The federal government has accelerated financial help for people leaving violent relationships, but more work is needed to improve the system's equity.
Social Services Minister Amanda Rishworth has released a report examining the escaping violence payment, which was introduced in October 2021.
The report found as of May, the payment had supported almost 19,000 people and provided over $89 million in support.
The average cash, goods and services provided was $4224, with 89 per cent of recipients being women.
While the average gap between confirming the eligibility of a victim-survivor and the receipt of the first cash payment was 12 business days earlier in 2023, changes to the system have reduced it to three calendar days.
However, the report found further work was needed to ensure people in remote areas, older people, the LGBTQI community and Australians from culturally and linguistically diverse communities could access the payment.
The federal government allocated an additional $38.6 million in the 2022/23 budget to increase service delivery resourcing for the service provider and lead agency.
The May budget also included $38.2 million to increase the number of packages of support.
"When I took on this portfolio last year there was a backlog of more than 4000 people waiting for their escaping violence payment claims to be processed," Ms Rishworth said.
"Wait times were as high as 33 business days from submission to commencement of casework and initial payment. This was unacceptable."
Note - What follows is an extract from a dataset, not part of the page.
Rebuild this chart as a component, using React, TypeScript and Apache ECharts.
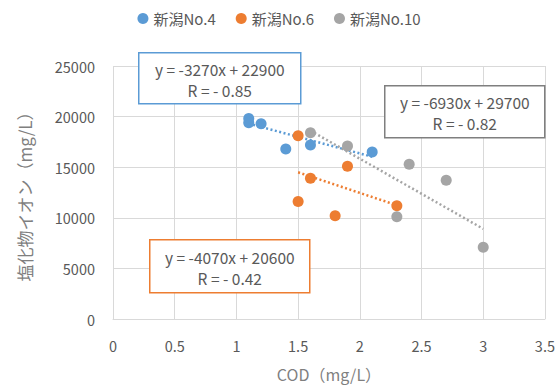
import React, { useEffect, useRef } from "react";
import * as echarts from "echarts";

const seriesNames = ["新潟No.4", "新潟No.6", "新潟No.10"];
const colors = ["#5B9BD5", "#ED7D31", "#A5A5A5"];

const no4X = [1.1, 1.1, 1.2, 1.4, 1.6, 2.1];
const no4Y = [19800, 19400, 19300, 16800, 17200, 16500];
const no6X = [1.5, 1.9, 1.6, 1.5, 1.8, 2.3];
const no6Y = [18100, 15100, 13900, 11600, 10200, 11200];
const no10X = [1.6, 1.9, 2.4, 2.7, 2.3, 3.0];
const no10Y = [18400, 17100, 15300, 13700, 10100, 7100];

const slopes = [-3270, -4070, -6930];
const intercepts = [22900, 20600, 29700];
const rValues = ["- 0.85", "- 0.42", "- 0.82"];

const xTicks = [0, 0.5, 1, 1.5, 2, 2.5, 3, 3.5];
const yTicks = [0, 5000, 10000, 15000, 20000, 25000];

const FONT = "'Noto Sans CJK JP', 'Noto Sans', sans-serif";
const TEXT = "#595959";

export default function App() {
  const ref = useRef<HTMLDivElement>(null);
  useEffect(() => {
    if (!ref.current) return;
    const chart = echarts.init(ref.current, null, { renderer: "svg" });
    const xs = [no4X, no6X, no10X];
    const ys = [no4Y, no6Y, no10Y];
    const scatter = seriesNames.map((name, i) => ({
      name,
      type: "scatter",
      symbol: "circle",
      symbolSize: 11,
      itemStyle: { color: colors[i], opacity: 1 },
      data: xs[i].map((x, j) => [x, ys[i][j]]),
      z: 3,
    }));
    const trends = seriesNames.map((name, i) => {
      const lo = Math.min(...xs[i]);
      const hi = Math.max(...xs[i]);
      return {
        name: name + " trend",
        type: "line",
        symbol: "none",
        lineStyle: { color: colors[i], type: [2, 2.5], width: 2.5 },
        data: [
          [lo, slopes[i] * lo + intercepts[i]],
          [hi, slopes[i] * hi + intercepts[i]],
        ],
        z: 2,
        silent: true,
      };
    });
    const eq = (i: number) =>
      `y = ${slopes[i]}x + ${intercepts[i]}\nR = ${rValues[i]}`;
    const box = (i: number, x: number, y: number, w: number, h: number) => ({
      type: "group",
      left: x,
      top: y,
      z: 100,
      children: [
        {
          type: "rect",
          z: 100,
          shape: { x: 0, y: 0, width: w, height: h },
          style: { fill: "#fff", stroke: i === 2 ? "#7F7F7F" : colors[i], lineWidth: 1.5 },
        },
        {
          type: "text",
          z: 101,
          x: w / 2,
          y: h / 2 + 1,
          style: {
            text: eq(i),
            fill: TEXT,
            font: `15.5px ${FONT}`,
            align: "center",
            verticalAlign: "middle",
            lineHeight: 21,
          },
        },
      ],
    });
    chart.setOption({
      animation: false,
      textStyle: { fontFamily: FONT },
      legend: {
        data: seriesNames,
        top: 6,
        left: "center",
        icon: "circle",
        itemWidth: 11,
        itemHeight: 11,
        itemGap: 20,
        textStyle: { color: TEXT, fontSize: 15, fontFamily: FONT },
      },
      grid: { left: 113, right: 13, top: 66, bottom: 65, containLabel: false },
      xAxis: {
        type: "value",
        min: xTicks[0],
        max: xTicks[xTicks.length - 1],
        interval: 0.5,
        name: "COD（mg/L）",
        nameLocation: "middle",
        nameGap: 47,
        nameTextStyle: { color: "#7F7F7F", fontSize: 16, fontFamily: FONT },
        axisLine: { show: true, lineStyle: { color: "#D9D9D9" } },
        axisTick: { show: false },
        axisLabel: { color: TEXT, fontSize: 14.5, margin: 19 },
        splitLine: { show: true, lineStyle: { color: "#D9D9D9" } },
      },
      yAxis: {
        type: "value",
        min: yTicks[0],
        max: yTicks[yTicks.length - 1],
        interval: 5000,
        name: "塩化物イオン（mg/L）",
        nameLocation: "middle",
        nameGap: 80,
        nameRotate: 90,
        nameTextStyle: { color: "#7F7F7F", fontSize: 17, fontFamily: FONT },
        axisLine: { show: false },
        axisTick: { show: false },
        axisLabel: { color: TEXT, fontSize: 14.5, margin: 18, formatter: (v: number) => String(v) },
        splitLine: { show: true, lineStyle: { color: "#D9D9D9" } },
      },
      series: [...trends, ...scatter],
      graphic: [
        box(0, 138, 52, 162, 51),
        box(2, 384, 85, 160, 52),
        box(1, 149, 239, 160, 53),
      ],
    });
    return () => chart.dispose();
  }, []);
  return (
    <div
      ref={ref}
      style={{ position: "fixed", left: 0, top: 0, width: 558, height: 387, background: "#fff" }}
    />
  );
}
She expected more people would now get access to timely support.
"Women and children experiencing violence should not be forced to remain in unsafe situations due to financial barriers," the minister said.
In Australia, one in two women has experienced sexual harassment in their lifetime and one in three has experienced violence by a partner, other known person or a stranger since the age of 15.
Violence against women and children is a leading cause of homelessness for women and children.